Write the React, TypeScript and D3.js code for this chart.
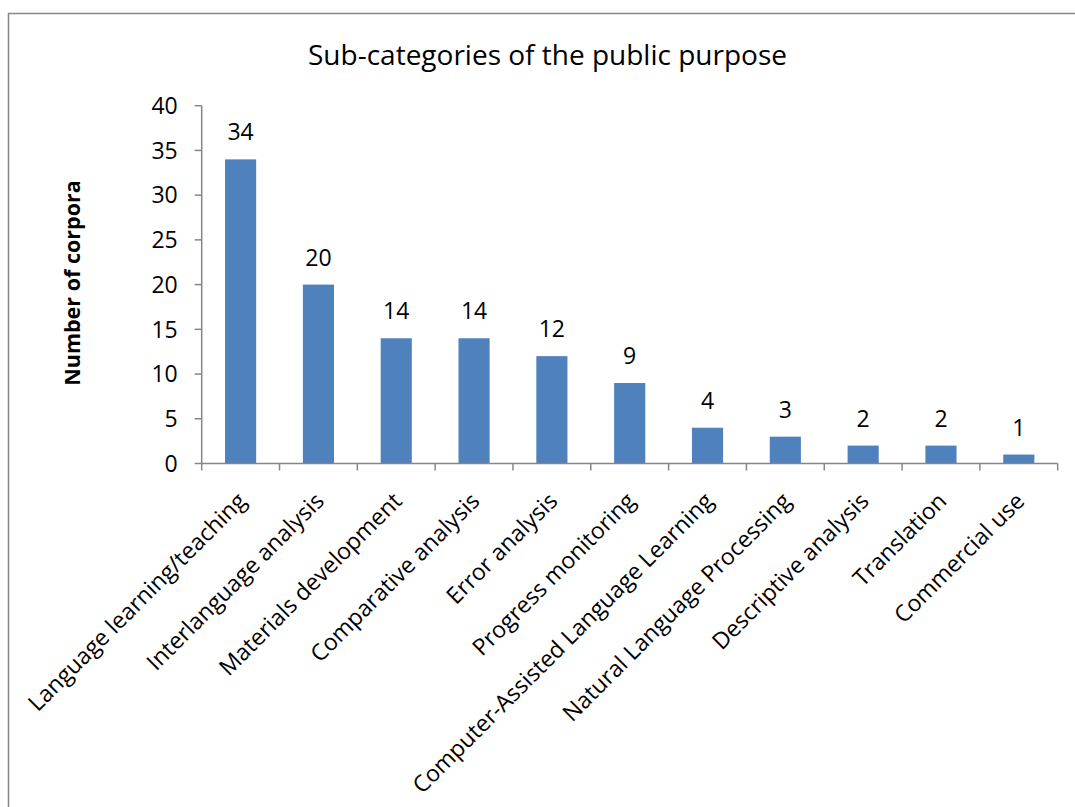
· · · ·
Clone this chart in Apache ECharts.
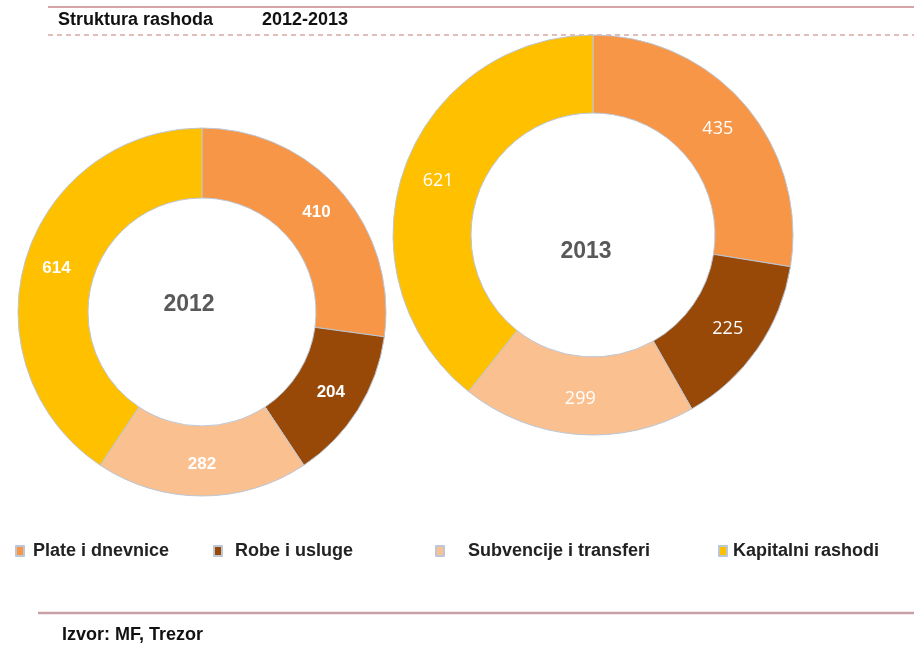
· · · ·
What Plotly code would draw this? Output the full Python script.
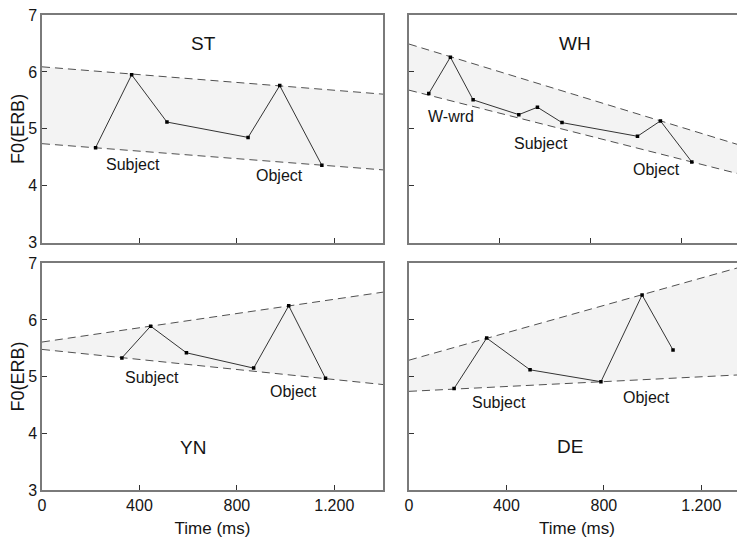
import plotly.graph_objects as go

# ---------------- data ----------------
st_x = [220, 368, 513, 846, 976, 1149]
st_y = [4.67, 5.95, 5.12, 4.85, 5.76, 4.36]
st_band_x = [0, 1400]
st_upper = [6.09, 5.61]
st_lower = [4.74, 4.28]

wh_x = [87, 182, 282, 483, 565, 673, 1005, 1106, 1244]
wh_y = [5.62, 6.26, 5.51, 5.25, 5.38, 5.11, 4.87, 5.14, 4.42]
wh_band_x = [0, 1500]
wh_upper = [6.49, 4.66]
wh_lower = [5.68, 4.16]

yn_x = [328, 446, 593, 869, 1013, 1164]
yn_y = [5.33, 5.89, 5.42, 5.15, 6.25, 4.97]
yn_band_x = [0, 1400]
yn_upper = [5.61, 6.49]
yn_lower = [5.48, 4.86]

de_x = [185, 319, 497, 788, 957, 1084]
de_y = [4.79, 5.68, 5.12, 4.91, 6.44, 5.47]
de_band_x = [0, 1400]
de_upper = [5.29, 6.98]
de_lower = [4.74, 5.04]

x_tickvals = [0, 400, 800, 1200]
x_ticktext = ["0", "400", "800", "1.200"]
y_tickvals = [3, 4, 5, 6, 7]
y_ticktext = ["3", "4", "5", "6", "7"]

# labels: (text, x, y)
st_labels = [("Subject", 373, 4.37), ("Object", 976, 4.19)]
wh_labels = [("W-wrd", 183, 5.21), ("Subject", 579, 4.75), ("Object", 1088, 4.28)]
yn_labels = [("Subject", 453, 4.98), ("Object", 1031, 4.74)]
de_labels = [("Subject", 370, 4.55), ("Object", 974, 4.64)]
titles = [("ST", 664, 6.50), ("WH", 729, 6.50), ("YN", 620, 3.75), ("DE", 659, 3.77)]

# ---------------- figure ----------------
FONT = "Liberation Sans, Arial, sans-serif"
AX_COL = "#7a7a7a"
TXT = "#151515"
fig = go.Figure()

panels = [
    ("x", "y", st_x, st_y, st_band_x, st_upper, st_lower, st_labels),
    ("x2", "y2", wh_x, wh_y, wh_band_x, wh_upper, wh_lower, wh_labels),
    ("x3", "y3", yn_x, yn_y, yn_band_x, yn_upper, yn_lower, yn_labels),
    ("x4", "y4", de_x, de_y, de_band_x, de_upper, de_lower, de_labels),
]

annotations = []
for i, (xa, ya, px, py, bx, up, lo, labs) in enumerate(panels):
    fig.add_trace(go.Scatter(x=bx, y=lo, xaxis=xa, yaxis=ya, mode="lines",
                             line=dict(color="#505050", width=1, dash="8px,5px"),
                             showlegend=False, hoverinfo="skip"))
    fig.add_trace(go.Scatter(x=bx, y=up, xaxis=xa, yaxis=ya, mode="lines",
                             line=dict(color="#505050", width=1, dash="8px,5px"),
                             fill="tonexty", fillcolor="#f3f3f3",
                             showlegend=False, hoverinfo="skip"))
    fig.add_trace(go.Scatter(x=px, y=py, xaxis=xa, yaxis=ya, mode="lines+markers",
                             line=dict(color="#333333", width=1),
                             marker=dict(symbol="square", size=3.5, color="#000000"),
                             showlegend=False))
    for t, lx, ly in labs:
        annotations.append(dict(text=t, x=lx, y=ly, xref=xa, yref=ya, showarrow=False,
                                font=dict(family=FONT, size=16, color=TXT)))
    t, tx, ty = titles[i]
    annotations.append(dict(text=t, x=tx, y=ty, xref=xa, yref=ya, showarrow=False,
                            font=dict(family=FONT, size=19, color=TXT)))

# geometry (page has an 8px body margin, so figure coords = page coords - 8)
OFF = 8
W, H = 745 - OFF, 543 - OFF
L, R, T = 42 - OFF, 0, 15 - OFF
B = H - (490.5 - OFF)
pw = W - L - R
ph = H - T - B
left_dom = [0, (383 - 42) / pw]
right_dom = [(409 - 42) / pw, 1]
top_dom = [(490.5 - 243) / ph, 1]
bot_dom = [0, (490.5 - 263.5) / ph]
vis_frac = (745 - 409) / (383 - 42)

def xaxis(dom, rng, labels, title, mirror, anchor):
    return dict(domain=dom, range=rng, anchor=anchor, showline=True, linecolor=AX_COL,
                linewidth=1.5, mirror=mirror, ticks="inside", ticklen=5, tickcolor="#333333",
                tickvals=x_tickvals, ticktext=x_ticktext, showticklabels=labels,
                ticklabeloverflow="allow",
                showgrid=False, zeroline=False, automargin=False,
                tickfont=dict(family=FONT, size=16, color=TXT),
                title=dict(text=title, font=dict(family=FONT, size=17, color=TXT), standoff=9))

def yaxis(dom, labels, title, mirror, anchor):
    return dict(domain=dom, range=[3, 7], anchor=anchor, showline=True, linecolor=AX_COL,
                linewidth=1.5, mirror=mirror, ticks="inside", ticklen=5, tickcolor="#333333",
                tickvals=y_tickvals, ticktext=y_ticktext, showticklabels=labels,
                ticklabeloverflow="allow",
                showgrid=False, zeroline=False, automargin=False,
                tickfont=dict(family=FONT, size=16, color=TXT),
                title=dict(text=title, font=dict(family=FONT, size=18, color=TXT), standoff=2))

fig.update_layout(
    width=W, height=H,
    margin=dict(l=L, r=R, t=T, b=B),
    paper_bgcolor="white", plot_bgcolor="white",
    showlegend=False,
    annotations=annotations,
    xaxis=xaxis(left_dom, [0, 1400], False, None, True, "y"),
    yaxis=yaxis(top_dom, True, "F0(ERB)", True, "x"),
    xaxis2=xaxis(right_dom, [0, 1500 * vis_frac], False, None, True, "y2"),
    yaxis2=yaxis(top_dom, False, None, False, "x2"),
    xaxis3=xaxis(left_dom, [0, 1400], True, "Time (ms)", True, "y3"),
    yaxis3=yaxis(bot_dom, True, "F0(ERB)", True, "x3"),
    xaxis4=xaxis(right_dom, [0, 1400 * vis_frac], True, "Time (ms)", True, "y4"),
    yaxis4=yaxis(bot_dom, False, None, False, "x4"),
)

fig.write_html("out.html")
· · · ·
[TASK DESCRIPTION] Leave the pictures out, then copy word for word only the lines from the one containing "What Plotly code" through the one containing "fig = go.Figure()", both included.

[RIGHT ANSWER]
What Plotly code would draw this? Output the full Python script.
import plotly.graph_objects as go

# ---------------- data ----------------
st_x = [220, 368, 513, 846, 976, 1149]
st_y = [4.67, 5.95, 5.12, 4.85, 5.76, 4.36]
st_band_x = [0, 1400]
st_upper = [6.09, 5.61]
st_lower = [4.74, 4.28]

wh_x = [87, 182, 282, 483, 565, 673, 1005, 1106, 1244]
wh_y = [5.62, 6.26, 5.51, 5.25, 5.38, 5.11, 4.87, 5.14, 4.42]
wh_band_x = [0, 1500]
wh_upper = [6.49, 4.66]
wh_lower = [5.68, 4.16]

yn_x = [328, 446, 593, 869, 1013, 1164]
yn_y = [5.33, 5.89, 5.42, 5.15, 6.25, 4.97]
yn_band_x = [0, 1400]
yn_upper = [5.61, 6.49]
yn_lower = [5.48, 4.86]

de_x = [185, 319, 497, 788, 957, 1084]
de_y = [4.79, 5.68, 5.12, 4.91, 6.44, 5.47]
de_band_x = [0, 1400]
de_upper = [5.29, 6.98]
de_lower = [4.74, 5.04]

x_tickvals = [0, 400, 800, 1200]
x_ticktext = ["0", "400", "800", "1.200"]
y_tickvals = [3, 4, 5, 6, 7]
y_ticktext = ["3", "4", "5", "6", "7"]

# labels: (text, x, y)
st_labels = [("Subject", 373, 4.37), ("Object", 976, 4.19)]
wh_labels = [("W-wrd", 183, 5.21), ("Subject", 579, 4.75), ("Object", 1088, 4.28)]
yn_labels = [("Subject", 453, 4.98), ("Object", 1031, 4.74)]
de_labels = [("Subject", 370, 4.55), ("Object", 974, 4.64)]
titles = [("ST", 664, 6.50), ("WH", 729, 6.50), ("YN", 620, 3.75), ("DE", 659, 3.77)]

# ---------------- figure ----------------
FONT = "Liberation Sans, Arial, sans-serif"
AX_COL = "#7a7a7a"
TXT = "#151515"
fig = go.Figure()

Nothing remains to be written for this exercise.